Over the last six months, we have worked with provinces and territories on a detailed examination of carbon pricing across Canada. Provinces have had months to come to the table with proposals and information about how carbon pricing can be done thoughtfully in this country. Our Canada-wide approach reflects this. It works with provinces and territories, building on their existing systems, and allows for regionally tailored paths towards a common goal.
By starting slowly and ramping up over five years, it gives businesses and households time to adjust and plan for lowering their carbon footprints. It allows provinces to keep and manage the revenues from carbon pricing as they see fit. Let me repeat: provinces will keep and manage the revenues from carbon pricing for themselves. Hyperbole and rhetoric aside, this is hardly a one-size-fits-all approach.
Canadians elected us on a clear mandate to implement carbon pricing, and reaction to our approach has been positive, from a wide variety of Canadians. John Stackhouse, senior vice-president, office of the CEO of RBC has said, “This climate policy makes economic and environmental sense. A rising Canada-wide carbon price is the most cost effective way to reduce emissions, spur private investment and simulate clean innovation across the economy.”

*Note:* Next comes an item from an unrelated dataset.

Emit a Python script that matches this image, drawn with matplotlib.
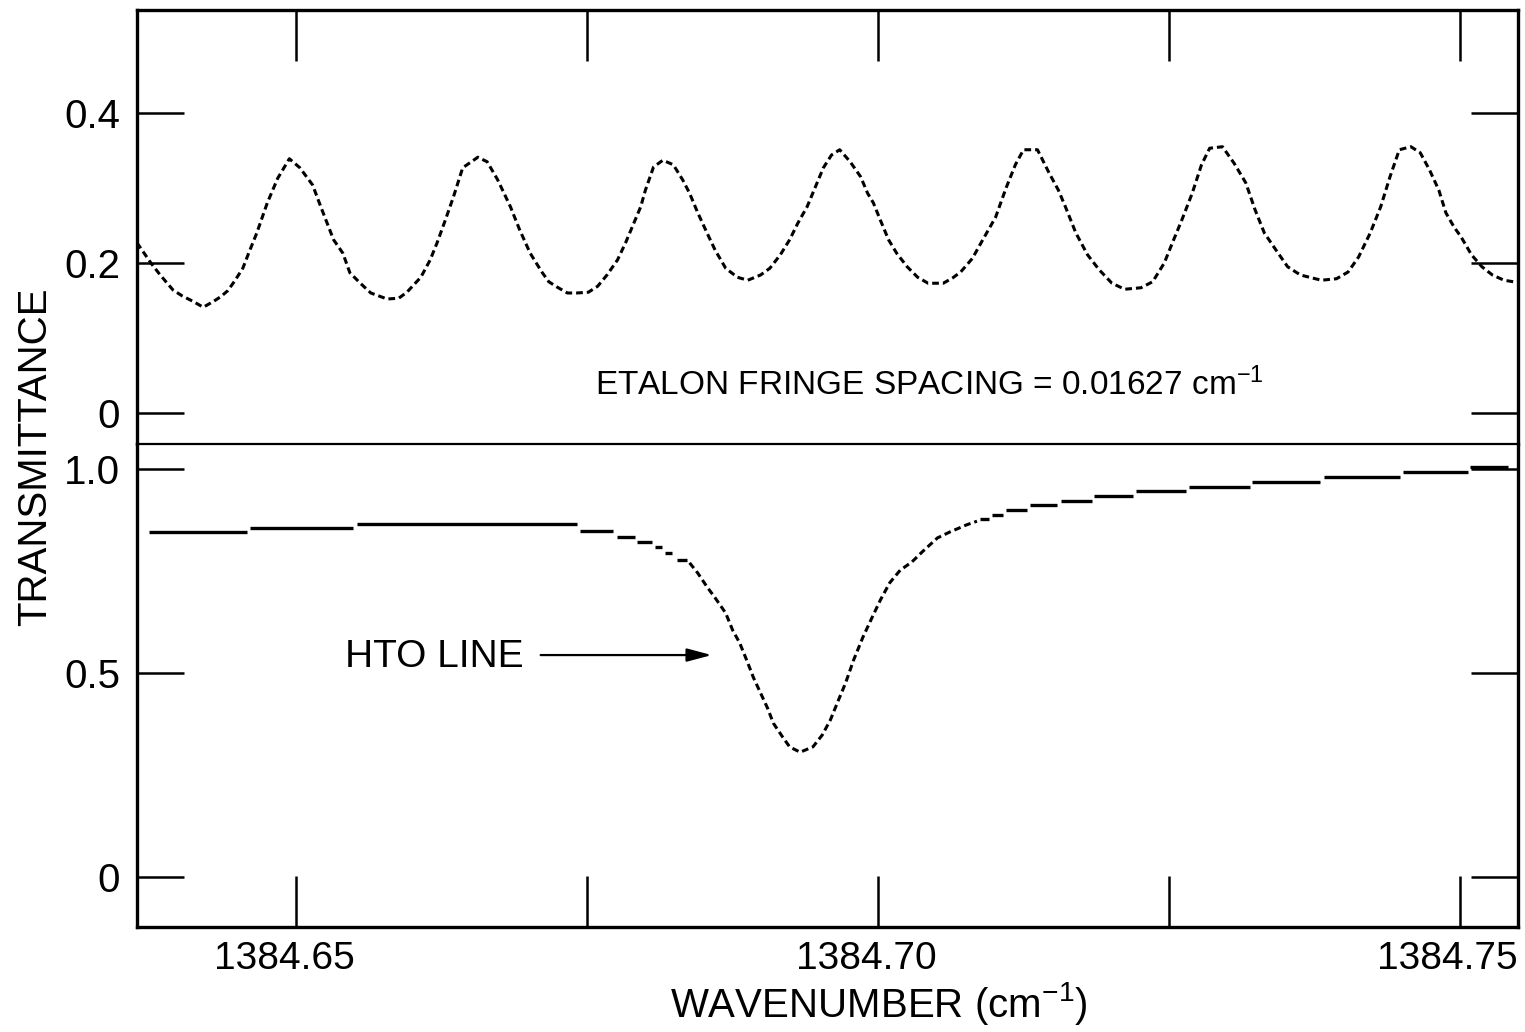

Canadian Labour Congress President Hassan Yussuff: “Today's carbon pricing announcement is an important and necessary step for our government to take towards meeting our Paris commitments..”.
Guy Cormier, chair of the board, president and CEO, Desjardins Group:
Desjardins Group supports the federal government's decision to impose a price on carbon, in respect to the provinces' choice to either implement a similar cost or a cap-and-trade system. [Desjardins believes that] the time has come for all the sectors of the economy to include climate change considerations into their strategic plans, to take advantage of business opportunities, to reduce risks and to meet the needs of Canadians.
Shell Canada president, Michael Crothers: “balancing Canadian economic development while protecting the environment will be enabled by a reasonable price on carbon..”.
Insurance Bureau of Canada, Don Forgeron: “IBC congratulates the Government on today's carbon pricing announcement. Severe weather is already costing Canadian taxpayers hundreds of millions of dollars annually. This is an ambitious approach that takes the first steps in limiting future damage.”
Let me go through the details of the plan. All Canadian jurisdictions must price carbon pollution by the end of 2018, and the price will be set to the national benchmark. To ensure that the plan will meet our targets, we will review it in five years, in 2022. We have been equally clear that the choices, a carbon levy or a carbon trading system, are both fair and flexible. Provinces that do not have a system are free to choose which one works best for them.
Furthermore, eight out of every ten Canadians already live in a province that prices carbon pollution. The provinces and territories have been early leaders in addressing climate change. Heeding the call of businesses and scientists, B.C., Alberta, Ontario, and Quebec, have all implemented carbon pricing measures. B.C. and Alberta use a carbon levy, and either give money back to citizens through tax reductions or invest in energy efficient infrastructure and clean technology. Quebec and Ontario use a carbon trading system, where emissions are capped and industry must buy and sell credits when they want to emit.